Report each line of the data that includes the word "this".

########################################

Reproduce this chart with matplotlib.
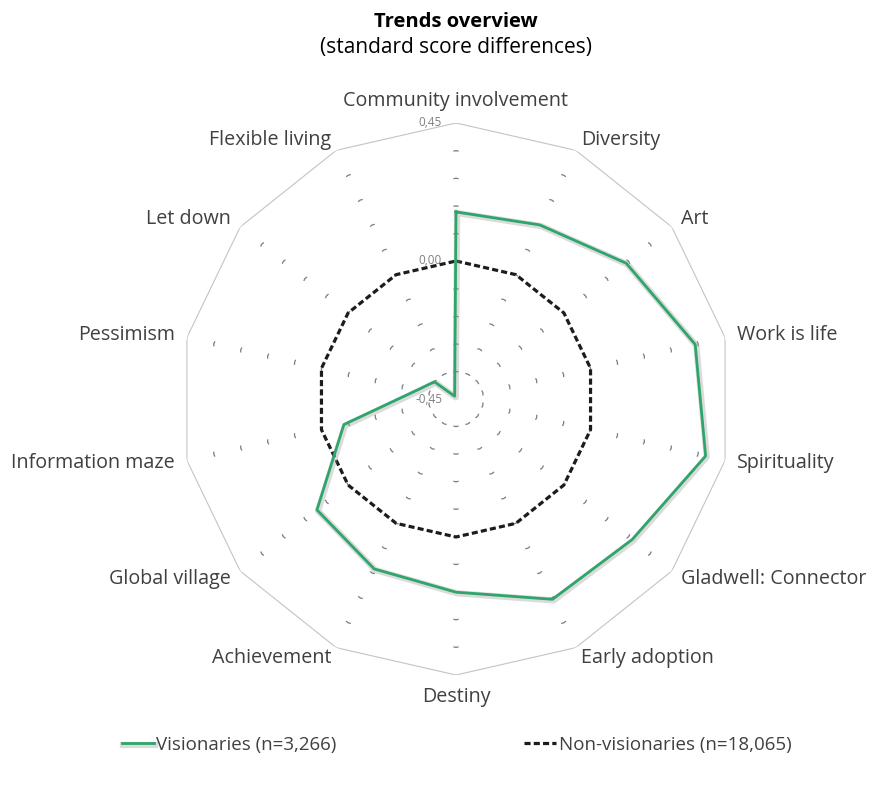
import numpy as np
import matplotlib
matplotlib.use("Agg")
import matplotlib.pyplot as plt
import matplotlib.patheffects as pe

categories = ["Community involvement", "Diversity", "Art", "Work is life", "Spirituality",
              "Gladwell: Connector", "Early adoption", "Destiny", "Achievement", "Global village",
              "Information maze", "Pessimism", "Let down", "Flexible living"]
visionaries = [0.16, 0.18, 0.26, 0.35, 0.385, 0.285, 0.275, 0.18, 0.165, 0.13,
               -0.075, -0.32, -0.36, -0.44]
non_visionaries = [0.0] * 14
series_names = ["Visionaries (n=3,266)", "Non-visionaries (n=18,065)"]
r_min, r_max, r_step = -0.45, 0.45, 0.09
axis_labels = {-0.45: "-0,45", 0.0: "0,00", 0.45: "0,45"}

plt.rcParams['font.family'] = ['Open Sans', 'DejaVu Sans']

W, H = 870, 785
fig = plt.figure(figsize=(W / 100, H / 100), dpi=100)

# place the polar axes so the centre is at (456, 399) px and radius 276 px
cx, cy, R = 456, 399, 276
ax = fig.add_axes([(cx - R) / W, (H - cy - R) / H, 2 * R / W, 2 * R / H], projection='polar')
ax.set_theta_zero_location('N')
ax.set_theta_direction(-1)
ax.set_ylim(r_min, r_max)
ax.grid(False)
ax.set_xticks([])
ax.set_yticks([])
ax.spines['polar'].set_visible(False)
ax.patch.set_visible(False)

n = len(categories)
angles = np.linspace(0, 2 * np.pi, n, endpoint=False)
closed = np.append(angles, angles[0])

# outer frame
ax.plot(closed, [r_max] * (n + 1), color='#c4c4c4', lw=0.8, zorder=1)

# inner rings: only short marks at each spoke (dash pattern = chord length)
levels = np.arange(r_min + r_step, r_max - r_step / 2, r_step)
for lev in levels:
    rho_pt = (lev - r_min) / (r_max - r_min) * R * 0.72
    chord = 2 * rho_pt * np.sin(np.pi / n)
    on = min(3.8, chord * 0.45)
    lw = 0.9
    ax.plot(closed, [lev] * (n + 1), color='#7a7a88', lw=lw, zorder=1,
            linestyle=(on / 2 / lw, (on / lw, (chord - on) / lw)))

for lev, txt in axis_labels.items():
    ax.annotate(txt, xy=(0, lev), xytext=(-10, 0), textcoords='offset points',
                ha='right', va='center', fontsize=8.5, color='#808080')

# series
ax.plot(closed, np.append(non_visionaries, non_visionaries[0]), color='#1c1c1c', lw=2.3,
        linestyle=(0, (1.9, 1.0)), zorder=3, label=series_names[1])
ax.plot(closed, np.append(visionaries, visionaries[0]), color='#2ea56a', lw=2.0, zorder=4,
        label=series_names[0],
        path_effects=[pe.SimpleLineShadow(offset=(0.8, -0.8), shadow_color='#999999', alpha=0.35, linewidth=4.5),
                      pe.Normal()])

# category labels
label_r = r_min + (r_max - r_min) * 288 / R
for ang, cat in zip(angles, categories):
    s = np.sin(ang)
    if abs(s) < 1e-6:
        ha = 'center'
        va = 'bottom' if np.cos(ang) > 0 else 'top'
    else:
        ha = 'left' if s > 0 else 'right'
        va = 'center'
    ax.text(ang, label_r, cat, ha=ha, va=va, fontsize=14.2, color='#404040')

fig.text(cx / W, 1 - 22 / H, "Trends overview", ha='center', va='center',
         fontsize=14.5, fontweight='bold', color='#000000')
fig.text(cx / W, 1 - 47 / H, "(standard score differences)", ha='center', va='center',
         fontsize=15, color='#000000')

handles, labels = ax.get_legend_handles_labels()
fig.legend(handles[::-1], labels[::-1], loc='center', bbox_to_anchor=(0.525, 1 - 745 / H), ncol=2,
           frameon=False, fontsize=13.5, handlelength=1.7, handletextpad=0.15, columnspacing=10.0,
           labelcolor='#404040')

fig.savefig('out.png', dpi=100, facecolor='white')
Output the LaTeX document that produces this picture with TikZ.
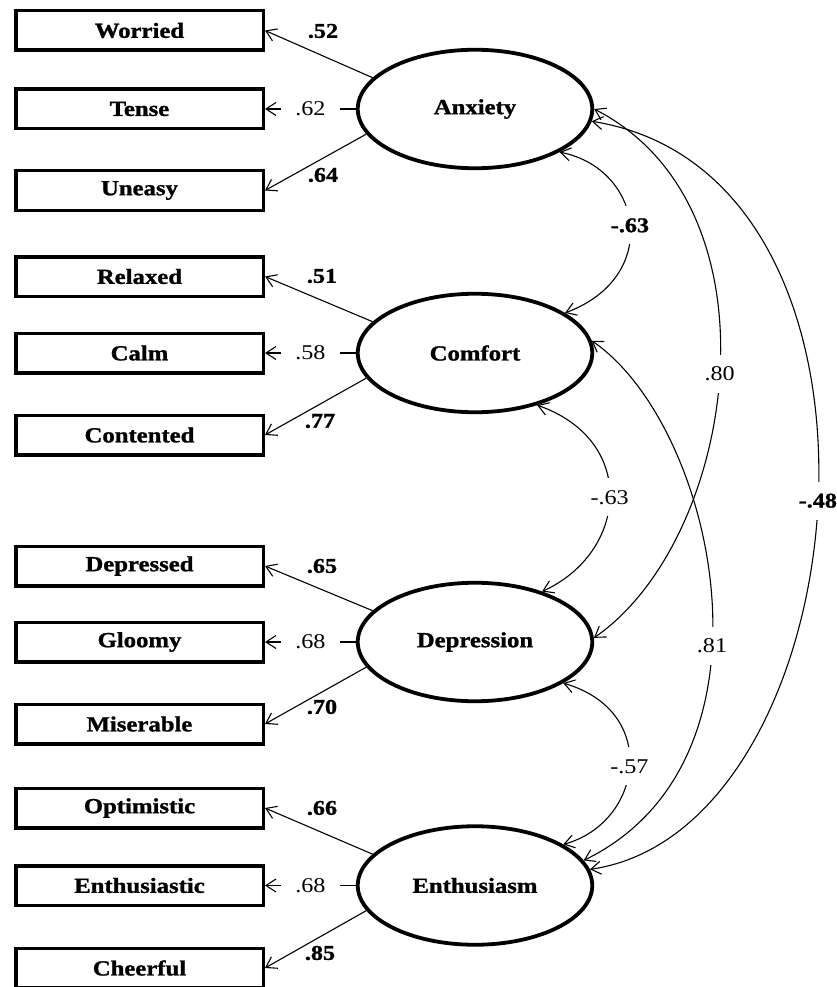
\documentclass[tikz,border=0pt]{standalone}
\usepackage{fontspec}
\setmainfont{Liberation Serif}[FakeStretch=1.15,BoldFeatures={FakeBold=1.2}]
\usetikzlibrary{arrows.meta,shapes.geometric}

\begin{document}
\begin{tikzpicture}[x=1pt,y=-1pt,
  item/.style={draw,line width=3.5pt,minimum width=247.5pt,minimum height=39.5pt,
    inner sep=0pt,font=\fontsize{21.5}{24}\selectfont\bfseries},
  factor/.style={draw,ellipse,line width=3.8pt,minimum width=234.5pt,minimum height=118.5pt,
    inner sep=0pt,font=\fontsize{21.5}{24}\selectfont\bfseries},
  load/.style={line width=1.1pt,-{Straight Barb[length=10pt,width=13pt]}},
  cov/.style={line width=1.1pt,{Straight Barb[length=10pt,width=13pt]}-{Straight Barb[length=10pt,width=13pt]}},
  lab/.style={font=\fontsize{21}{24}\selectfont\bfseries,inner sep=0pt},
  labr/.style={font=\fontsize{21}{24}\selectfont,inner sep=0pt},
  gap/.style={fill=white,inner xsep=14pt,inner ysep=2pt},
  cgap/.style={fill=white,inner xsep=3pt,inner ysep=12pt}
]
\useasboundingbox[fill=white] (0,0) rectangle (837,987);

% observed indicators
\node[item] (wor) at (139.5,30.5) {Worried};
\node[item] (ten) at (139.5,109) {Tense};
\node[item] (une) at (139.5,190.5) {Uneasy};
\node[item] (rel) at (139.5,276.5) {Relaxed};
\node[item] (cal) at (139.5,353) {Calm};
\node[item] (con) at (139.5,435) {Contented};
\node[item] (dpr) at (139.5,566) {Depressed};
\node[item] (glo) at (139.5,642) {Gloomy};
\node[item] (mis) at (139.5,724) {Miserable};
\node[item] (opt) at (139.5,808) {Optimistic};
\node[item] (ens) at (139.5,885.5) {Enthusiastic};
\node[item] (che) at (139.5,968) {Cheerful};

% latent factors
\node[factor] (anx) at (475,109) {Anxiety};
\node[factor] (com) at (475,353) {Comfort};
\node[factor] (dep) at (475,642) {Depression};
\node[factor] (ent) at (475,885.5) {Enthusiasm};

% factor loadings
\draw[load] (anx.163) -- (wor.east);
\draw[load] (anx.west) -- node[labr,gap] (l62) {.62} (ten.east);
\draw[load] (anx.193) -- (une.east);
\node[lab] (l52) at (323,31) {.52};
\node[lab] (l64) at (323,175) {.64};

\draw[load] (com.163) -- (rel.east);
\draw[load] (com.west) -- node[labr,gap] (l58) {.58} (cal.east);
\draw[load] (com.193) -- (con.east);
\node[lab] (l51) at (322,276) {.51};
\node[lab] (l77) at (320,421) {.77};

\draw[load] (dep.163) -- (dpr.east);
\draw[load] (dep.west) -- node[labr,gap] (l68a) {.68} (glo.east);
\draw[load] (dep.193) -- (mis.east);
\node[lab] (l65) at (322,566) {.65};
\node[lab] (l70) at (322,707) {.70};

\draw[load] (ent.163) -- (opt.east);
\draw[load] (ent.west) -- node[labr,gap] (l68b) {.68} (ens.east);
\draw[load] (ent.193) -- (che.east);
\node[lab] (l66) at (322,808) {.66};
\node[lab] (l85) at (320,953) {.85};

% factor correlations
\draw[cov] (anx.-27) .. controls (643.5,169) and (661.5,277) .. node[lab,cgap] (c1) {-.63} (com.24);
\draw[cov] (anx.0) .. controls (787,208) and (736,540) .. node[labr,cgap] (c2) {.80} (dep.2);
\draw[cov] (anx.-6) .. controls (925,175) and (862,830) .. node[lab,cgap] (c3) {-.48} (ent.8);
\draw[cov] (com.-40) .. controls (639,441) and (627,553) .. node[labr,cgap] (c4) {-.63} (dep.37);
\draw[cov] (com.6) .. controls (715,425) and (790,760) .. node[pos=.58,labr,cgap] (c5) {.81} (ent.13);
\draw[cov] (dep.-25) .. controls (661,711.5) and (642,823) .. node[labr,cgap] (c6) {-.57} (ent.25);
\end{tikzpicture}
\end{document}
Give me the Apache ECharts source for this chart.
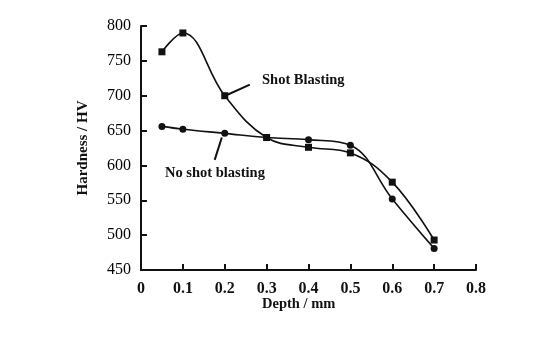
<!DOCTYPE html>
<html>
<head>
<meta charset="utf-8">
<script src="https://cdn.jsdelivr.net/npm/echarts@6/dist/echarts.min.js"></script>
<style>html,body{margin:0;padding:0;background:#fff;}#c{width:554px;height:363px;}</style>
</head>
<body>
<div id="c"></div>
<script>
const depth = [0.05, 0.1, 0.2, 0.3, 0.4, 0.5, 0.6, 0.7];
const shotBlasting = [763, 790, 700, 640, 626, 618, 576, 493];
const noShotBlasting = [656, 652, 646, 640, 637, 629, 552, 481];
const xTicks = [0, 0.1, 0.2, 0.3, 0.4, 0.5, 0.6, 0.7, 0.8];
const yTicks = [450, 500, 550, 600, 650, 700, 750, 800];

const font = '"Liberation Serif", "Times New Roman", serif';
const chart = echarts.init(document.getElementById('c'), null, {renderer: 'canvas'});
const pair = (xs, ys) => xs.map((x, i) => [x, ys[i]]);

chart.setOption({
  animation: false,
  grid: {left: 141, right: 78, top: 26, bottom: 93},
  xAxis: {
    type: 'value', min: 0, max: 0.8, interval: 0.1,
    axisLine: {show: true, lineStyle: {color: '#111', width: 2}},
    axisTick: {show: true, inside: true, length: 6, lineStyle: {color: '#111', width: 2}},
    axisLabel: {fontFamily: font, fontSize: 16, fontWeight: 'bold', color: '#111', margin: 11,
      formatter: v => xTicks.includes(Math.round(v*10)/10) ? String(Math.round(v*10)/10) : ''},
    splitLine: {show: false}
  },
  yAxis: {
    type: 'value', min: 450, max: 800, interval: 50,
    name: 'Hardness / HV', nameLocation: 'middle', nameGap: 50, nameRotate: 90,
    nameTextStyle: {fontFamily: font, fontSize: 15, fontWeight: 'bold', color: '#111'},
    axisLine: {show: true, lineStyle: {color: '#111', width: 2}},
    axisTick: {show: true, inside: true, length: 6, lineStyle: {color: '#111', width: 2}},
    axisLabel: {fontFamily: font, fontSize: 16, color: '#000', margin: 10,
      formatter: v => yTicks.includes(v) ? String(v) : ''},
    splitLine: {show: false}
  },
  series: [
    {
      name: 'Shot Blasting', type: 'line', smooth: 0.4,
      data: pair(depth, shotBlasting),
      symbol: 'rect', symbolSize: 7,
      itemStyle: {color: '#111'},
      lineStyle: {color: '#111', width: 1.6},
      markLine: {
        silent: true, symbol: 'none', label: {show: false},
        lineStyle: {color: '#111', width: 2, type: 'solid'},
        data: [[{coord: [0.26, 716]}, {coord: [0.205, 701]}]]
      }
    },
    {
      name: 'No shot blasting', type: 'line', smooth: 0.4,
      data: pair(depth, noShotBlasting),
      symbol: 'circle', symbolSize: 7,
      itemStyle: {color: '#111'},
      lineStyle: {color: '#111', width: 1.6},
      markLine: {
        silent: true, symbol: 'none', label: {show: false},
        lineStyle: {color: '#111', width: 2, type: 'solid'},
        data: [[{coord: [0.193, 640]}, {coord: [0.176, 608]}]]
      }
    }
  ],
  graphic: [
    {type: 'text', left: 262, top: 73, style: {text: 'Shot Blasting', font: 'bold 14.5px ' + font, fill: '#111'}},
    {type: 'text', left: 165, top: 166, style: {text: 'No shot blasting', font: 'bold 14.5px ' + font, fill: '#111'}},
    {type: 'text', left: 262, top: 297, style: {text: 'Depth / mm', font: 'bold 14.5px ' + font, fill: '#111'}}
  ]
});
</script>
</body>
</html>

########################################

* **Full output**
Reproduce this chart with matplotlib.
Output the LaTeX document that produces this picture with TikZ.
Give me the Apache ECharts source for this chart.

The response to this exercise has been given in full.